Democrats and some Republicans have called for bump stocks to be banned by Congress in the wake of the Las Vegas shooting, but the National Rifle Association and Republican leaders have suggested the ATF should find a way to regulate them instead.

“We think the regulatory fix is the smartest, quickest fix, and I’d frankly like to know how it happened in the first place,” House Speaker Paul Ryan said at a news conference Wednesday.

Some Republicans argued against pursuing more laws and regulations in response to the violence.

“I support the Second Amendment,” Rep. Alex Mooney, R-W.V., said. “I don’t think any more gun control laws are going to affect criminals. They ignore the laws anyway.”

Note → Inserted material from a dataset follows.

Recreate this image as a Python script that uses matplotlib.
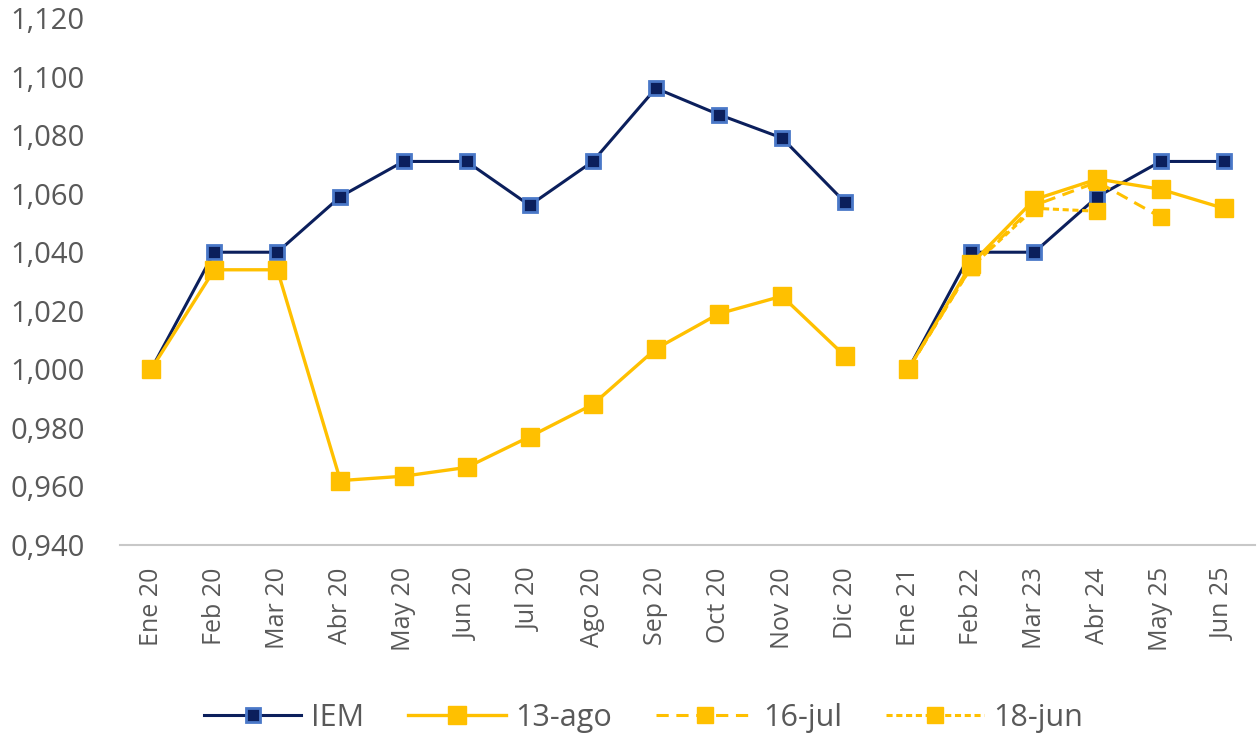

Rep. Mike Turner, R-Ohio, suggested some blame rests on President Barack Obama for the 2010 ATF decision.

“The Obama administration had regulatorily approved the sale of this item. Clearly that was a mistake,” he said.

“I’m not opposed at all to taking a look at the bump stock,” said Rep. Diane Black, R-Tenn., who also pointed a finger at the Obama administration for allowing them to be sold.

Rep. Mike Gallagher, R-Wis., lamented how both sides rapidly retreat to talking points in the gun debate. While he believes no regulation could have prevented the Las Vegas shooting, he also feels it is common sense to restrict access to bump stocks.

“It makes sense to me to regulate that in the same way you regulate an automatic weapon,” he said.

According to Rep. Thomas Massie, R-Ky., the whole bump stock debate is premature. The public still does not know exactly what weapons Paddock had or whether his bump stocks were even effective.

Massie accused Democrats of using the shooting to push unrelated gun control legislation, but he also questioned Speaker Ryan’s position that the ATF should change its interpretation of existing law to address bump stocks.

“I don’t think the ATF or any executive branch should be writing laws or rewriting laws,” he said. If any action is taken, he would prefer it come from Congress.

Rep. Matt Gaetz, R-Fla., said he would like to see what ATF comes up with to prevent misuse of bump stocks and he would not prejudge legislation, but he wants to wait for more information.

“It might be a little bit hasty to suggest within ten days or a week we have some fully cooked legislation that may have unintended consequences,” he said.

Others insisted addressing mental health is the more effective way to prevent mass shootings, if they can be prevented at all.

“Let’s be honest. You’re never going to be able to regulate crazy and stupidity out,” said Rep. Markwayne Mullin, R-Okla. “You just can’t. You can’t understand what’s going through someone’s mind. If they’ve got a will, they’re going to find a way to do it, be it a vehicle or some other device. What we need to do is really dig in and try to understand mental health the best we can.”

Although Rep. Steve Chabot, R-Ohio, also placed emphasis on the mental health component, he signaled openness to regulating or restricting bump stocks.

“I think it’s legitimate that we look at that…. We want to make sure that we minimize the chance that something like this will happen again,” he said.

Rep. Rodney Davis, who was at bat when a gunman opened fire on a congressional baseball practice in June, suggested the discussion needs to move beyond either side’s political agenda and address the full spectrum of issues.

“When the focus is only on one part of solving the problem, we're not going to get to the root cause of what is really causing these mass shootings,” he said.